When Do Interlocks Fail? Root Causes and Engineering Countermeasures - Just Measure it

When Do Interlocks Fail? Root Causes and Engineering Countermeasures

Overview

Safety Instrumented Systems (SIS) are the final line of defense in chemical and process industries. They protect personnel, equipment, and the environment from hazardous events by automatically transitioning processes into safe states under abnormal conditions such as overpressure, overtemperature, or high level alarms. However, interlocks can fail due to various reasons, often resulting in severe consequences.

This article categorizes the key causes of SIS/interlock failures based on their lifecycle stages—design, selection, implementation, testing, and operation—and provides structured recommendations to mitigate these risks.

1. Inadequate Design Phase

1.1 Incomplete Safety Requirement Definition

  • Risk scenarios may be missed due to insufficient HAZOP or LOPA analysis.

  • Improper Safety Integrity Level (SIL) allocation:

    • Overdesign leads to unnecessary costs.

    • Underdesign results in inability to reduce risk to acceptable levels.

1.2 Logical Design Flaws

  • Process characteristics (e.g., delays, disturbances) not considered, causing trigger conditions to mismatch actual risk.

  • Lack of fail-safe design: For example, actuators (valves) may not default to a safe state upon power/air loss (e.g., fail-open or fail-close as required).

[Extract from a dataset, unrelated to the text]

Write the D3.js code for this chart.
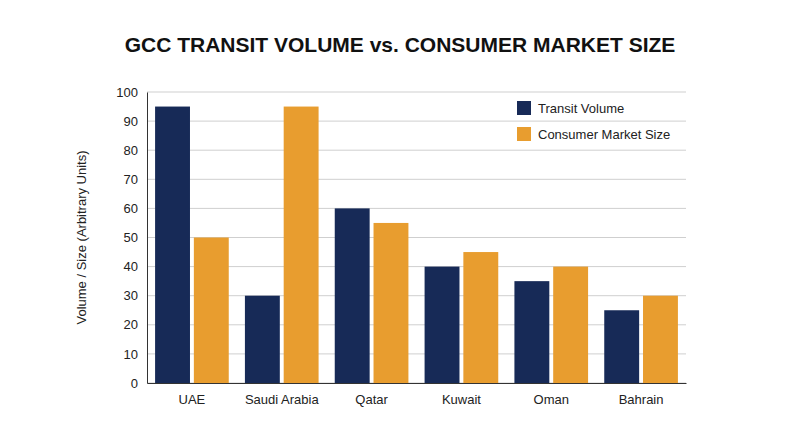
<!DOCTYPE html>
<html>
<head>
<meta charset="utf-8">
<script src="https://cdn.jsdelivr.net/npm/d3@7"></script>
<style>
body { margin: 0; background: #fff; font-family: "Liberation Sans", Arial, sans-serif; }
</style>
</head>
<body>
<svg id="chart" width="800" height="447"></svg>
<script>
// data
var countries = ['UAE', 'Saudi Arabia', 'Qatar', 'Kuwait', 'Oman', 'Bahrain'];
var transitVolume = [95, 30, 60, 40, 35, 25];
var marketSize = [50, 95, 55, 45, 40, 30];
var yTicks = [0, 10, 20, 30, 40, 50, 60, 70, 80, 90, 100];
var seriesNames = ['Transit Volume', 'Consumer Market Size'];
var colors = ['#172a57', '#e89d2f'];

var svg = d3.select('#chart');
var plotLeft = 147, plotRight = 686, plotTop = 92, plotBottom = 383;

var x = d3.scaleBand().domain(countries).range([plotLeft, plotRight]).paddingInner(0.18).paddingOuter(0.09);
var y = d3.scaleLinear().domain([0, 100]).range([plotBottom, plotTop]);

// title
svg.append('text').attr('x', 400).attr('y', 52).attr('text-anchor', 'middle')
  .style('font-size', '21px').style('font-weight', 'bold').style('fill', '#111')
  .text('GCC TRANSIT VOLUME vs. CONSUMER MARKET SIZE');

// grid
svg.append('g').selectAll('line').data(yTicks).enter().append('line')
  .attr('x1', plotLeft).attr('x2', plotRight)
  .attr('y1', function(d) { return y(d); }).attr('y2', function(d) { return y(d); })
  .style('stroke', '#cfcfcf').style('stroke-width', 1);

// y axis
var yAxis = svg.append('g').attr('transform', 'translate(' + plotLeft + ',0)')
  .call(d3.axisLeft(y).tickValues(yTicks).tickSize(0).tickPadding(9));
yAxis.select('.domain').style('stroke', '#333');
yAxis.selectAll('text').style('font-size', '13px').style('fill', '#222')
  .style('font-family', '"Liberation Sans", Arial, sans-serif');

svg.append('text').attr('transform', 'translate(86,' + ((plotTop + plotBottom) / 2) + ') rotate(-90)')
  .attr('text-anchor', 'middle').style('font-size', '13px').style('fill', '#222')
  .text('Volume / Size (Arbitrary Units)');

// bars
var x1 = d3.scaleBand().domain([0, 1]).range([0, x.bandwidth()]).paddingInner(0.1);
var groups = svg.append('g').selectAll('g').data(countries).enter().append('g')
  .attr('transform', function(d) { return 'translate(' + x(d) + ',0)'; });
groups.selectAll('rect').data(function(d, i) { return [transitVolume[i], marketSize[i]]; })
  .enter().append('rect')
  .attr('x', function(d, j) { return x1(j); })
  .attr('width', x1.bandwidth())
  .attr('y', function(d) { return y(d); })
  .attr('height', function(d) { return plotBottom - y(d); })
  .style('fill', function(d, j) { return colors[j]; });

// x axis
var xAxis = svg.append('g').attr('transform', 'translate(0,' + plotBottom + ')')
  .call(d3.axisBottom(x).tickSize(0).tickPadding(12));
xAxis.select('.domain').style('stroke', '#333');
xAxis.selectAll('text').style('font-size', '13px').style('fill', '#222')
  .style('font-family', '"Liberation Sans", Arial, sans-serif');

// legend
var legend = svg.append('g').selectAll('g').data(seriesNames).enter().append('g')
  .attr('transform', function(d, i) { return 'translate(517,' + (101 + i * 26) + ')'; });
legend.append('rect').attr('width', 14).attr('height', 14).style('fill', function(d, i) { return colors[i]; });
legend.append('text').attr('x', 21).attr('y', 12).style('font-size', '13px').style('fill', '#222')
  .text(function(d) { return d; });
</script>
</body>
</html>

2. Improper Equipment Selection and SIL Validation

2.1 Unreliable Functional Safety Certification

  • Some devices falsely claim high SIL levels, relying on uncertified or downgraded safety data.

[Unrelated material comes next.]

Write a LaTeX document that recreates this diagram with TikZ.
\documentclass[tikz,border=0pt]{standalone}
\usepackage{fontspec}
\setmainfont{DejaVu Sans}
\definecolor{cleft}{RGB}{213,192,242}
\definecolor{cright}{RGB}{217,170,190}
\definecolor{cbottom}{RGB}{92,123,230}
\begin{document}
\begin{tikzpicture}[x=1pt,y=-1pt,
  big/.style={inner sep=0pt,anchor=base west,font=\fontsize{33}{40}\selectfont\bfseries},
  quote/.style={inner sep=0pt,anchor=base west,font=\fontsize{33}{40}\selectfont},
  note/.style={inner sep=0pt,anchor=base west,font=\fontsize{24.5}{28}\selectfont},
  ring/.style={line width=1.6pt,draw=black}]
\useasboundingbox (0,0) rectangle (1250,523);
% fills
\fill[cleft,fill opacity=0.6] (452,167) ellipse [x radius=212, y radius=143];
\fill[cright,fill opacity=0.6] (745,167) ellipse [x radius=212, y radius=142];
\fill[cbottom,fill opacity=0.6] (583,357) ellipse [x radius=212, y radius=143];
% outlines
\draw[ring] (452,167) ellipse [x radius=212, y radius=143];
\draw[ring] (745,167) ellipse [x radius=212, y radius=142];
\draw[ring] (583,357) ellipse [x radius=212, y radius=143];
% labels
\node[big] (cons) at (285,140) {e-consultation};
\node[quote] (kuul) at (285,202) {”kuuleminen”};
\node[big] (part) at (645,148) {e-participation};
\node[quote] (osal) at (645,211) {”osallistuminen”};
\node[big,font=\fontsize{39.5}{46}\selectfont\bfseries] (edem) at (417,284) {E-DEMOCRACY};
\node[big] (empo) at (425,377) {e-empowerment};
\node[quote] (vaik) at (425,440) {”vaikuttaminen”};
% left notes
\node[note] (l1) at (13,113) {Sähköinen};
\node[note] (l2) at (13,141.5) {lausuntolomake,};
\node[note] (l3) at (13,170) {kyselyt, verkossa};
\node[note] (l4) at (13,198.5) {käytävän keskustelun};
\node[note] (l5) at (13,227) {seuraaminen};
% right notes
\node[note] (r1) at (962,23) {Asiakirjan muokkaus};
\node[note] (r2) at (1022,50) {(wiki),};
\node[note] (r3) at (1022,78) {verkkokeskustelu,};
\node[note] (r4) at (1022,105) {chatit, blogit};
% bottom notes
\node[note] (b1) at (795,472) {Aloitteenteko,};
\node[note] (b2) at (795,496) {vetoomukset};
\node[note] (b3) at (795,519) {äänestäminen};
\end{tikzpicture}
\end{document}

  • Both GB/T 21109.1—2022 and CCPS recommend critically evaluating vendor certification claims.

2.2 Equipment Not Meeting Design Specs

  • Procurement decisions driven by lowest price without technical oversight can introduce major risks.

  • Rumors of non-redundant SIS solutions raise concerns—redundancy, fault-tolerance, and fail-safety are core SIS principles.

2.3 Market Competition and Quality Compromise

  • Low-cost manufacturers may sacrifice product quality, leading to devices that don’t align with claimed specifications.

3. Poor Installation and Commissioning Practices

3.1 Unqualified SIS Installation

  • In many small enterprises, SIS systems are installed by contractors with no certified installation capabilities.

  • Some vendors offer “turnkey installation” without proper engineering qualifications, which leads to quality concerns.

4. Inadequate Interlock Testing

4.1 Lack of Formal Testing Procedures

  • Interlock testing is often performed perfunctorily or without operator involvement.

  • GB/T 41295-2022 requires test procedures to be written per loop before execution, yet many companies fail to even draft such documents.

4.2 Lack of Accuracy or Test Coverage

  • Incomplete or inaccurate testing creates false confidence in system performance, which is a major hidden risk.

5. Deficient Operation and Maintenance

5.1 Lack of Qualified Personnel

  • SIS operations and maintenance require certified staff, as per GB/T 41295-2022 and GB/T 21109.1—2022.

  • Many operators do not undergo formal training, leading to poor emergency handling.

5.2 No Emergency Response Drills

  • Absence of planned drills results in operators being unprepared during actual interlock failures or abnormal events.

5.3 No or Inadequate SRS Management

  • The Safety Requirement Specification (SRS) is the cornerstone of SIS lifecycle management.

  • Some companies lack a proper SRS or treat it as a formality, significantly weakening system governance.

5.4 Partial or Non-Activation of Interlock Functions

  • A critical yet often overlooked issue—some SIS functions are not fully commissioned, rendering them ineffective in emergencies.

Conclusion and Recommendations

Interlock failure is never a single-point issue—it is the result of design, procurement, installation, testing, and operation all failing in some aspect. To prevent these failures, a systematic approach is necessary:

5 Key Measures to Prevent Interlock Failures

  1. Define and manage SRS across the entire lifecycle.

  2. Ensure third-party validated SIL ratings and certifications.

  3. Enforce standardized installation and commissioning practices.

  4. Train and certify all SIS-related personnel.

  5. Reject “lowest price wins” logic when safety is at stake.

Only through collaboration between engineering teams, vendors, construction contractors, and management can we break the “low cost – poor quality – accidents” loop and build truly reliable SIS systems.